— Start Supplied records —
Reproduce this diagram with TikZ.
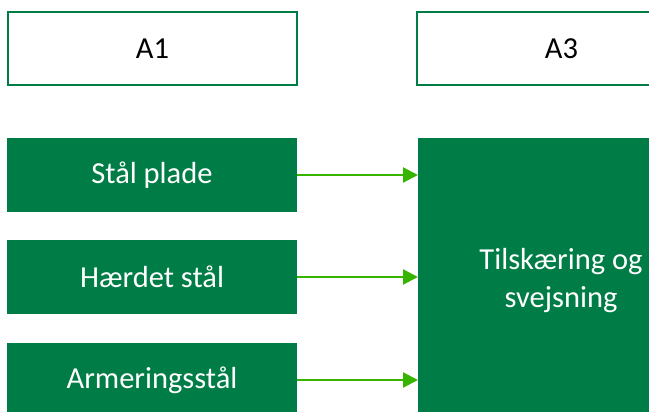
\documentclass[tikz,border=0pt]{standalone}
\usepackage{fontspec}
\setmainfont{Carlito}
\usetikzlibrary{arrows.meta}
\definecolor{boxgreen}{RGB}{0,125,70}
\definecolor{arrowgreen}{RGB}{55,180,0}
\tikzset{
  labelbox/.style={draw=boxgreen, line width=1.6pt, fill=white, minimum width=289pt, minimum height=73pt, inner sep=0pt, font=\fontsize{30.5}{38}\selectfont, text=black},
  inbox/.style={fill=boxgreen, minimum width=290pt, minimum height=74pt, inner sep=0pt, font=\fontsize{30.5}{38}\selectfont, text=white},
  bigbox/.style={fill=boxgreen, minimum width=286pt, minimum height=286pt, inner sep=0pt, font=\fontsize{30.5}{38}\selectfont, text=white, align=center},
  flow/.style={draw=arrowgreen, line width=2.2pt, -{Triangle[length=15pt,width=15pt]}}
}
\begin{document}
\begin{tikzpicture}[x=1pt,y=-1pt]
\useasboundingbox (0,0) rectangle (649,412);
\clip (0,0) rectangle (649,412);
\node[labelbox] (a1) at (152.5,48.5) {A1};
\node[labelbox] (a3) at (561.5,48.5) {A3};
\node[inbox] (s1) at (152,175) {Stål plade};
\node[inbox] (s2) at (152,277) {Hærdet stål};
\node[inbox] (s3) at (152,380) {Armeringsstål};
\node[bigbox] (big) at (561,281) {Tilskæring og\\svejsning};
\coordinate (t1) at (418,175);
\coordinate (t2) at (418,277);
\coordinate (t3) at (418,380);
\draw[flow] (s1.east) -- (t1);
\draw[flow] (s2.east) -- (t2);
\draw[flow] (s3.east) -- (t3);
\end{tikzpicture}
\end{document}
— End Supplied records —
— Start Supplied records —
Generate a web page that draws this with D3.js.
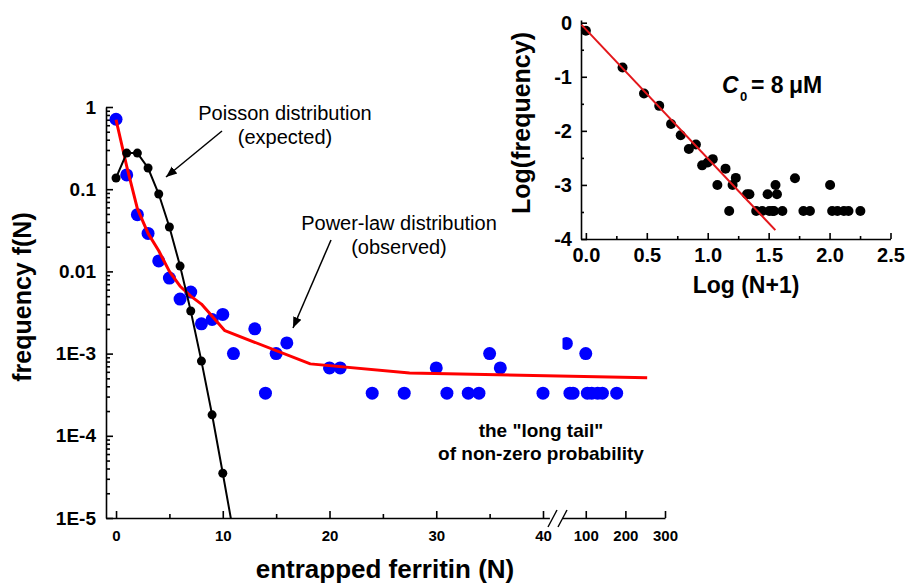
— End Supplied records —
* What you will do: Pull out all lines containing the word "with" from the entries above.

* Result:
Reproduce this diagram with TikZ.
Generate a web page that draws this with D3.js.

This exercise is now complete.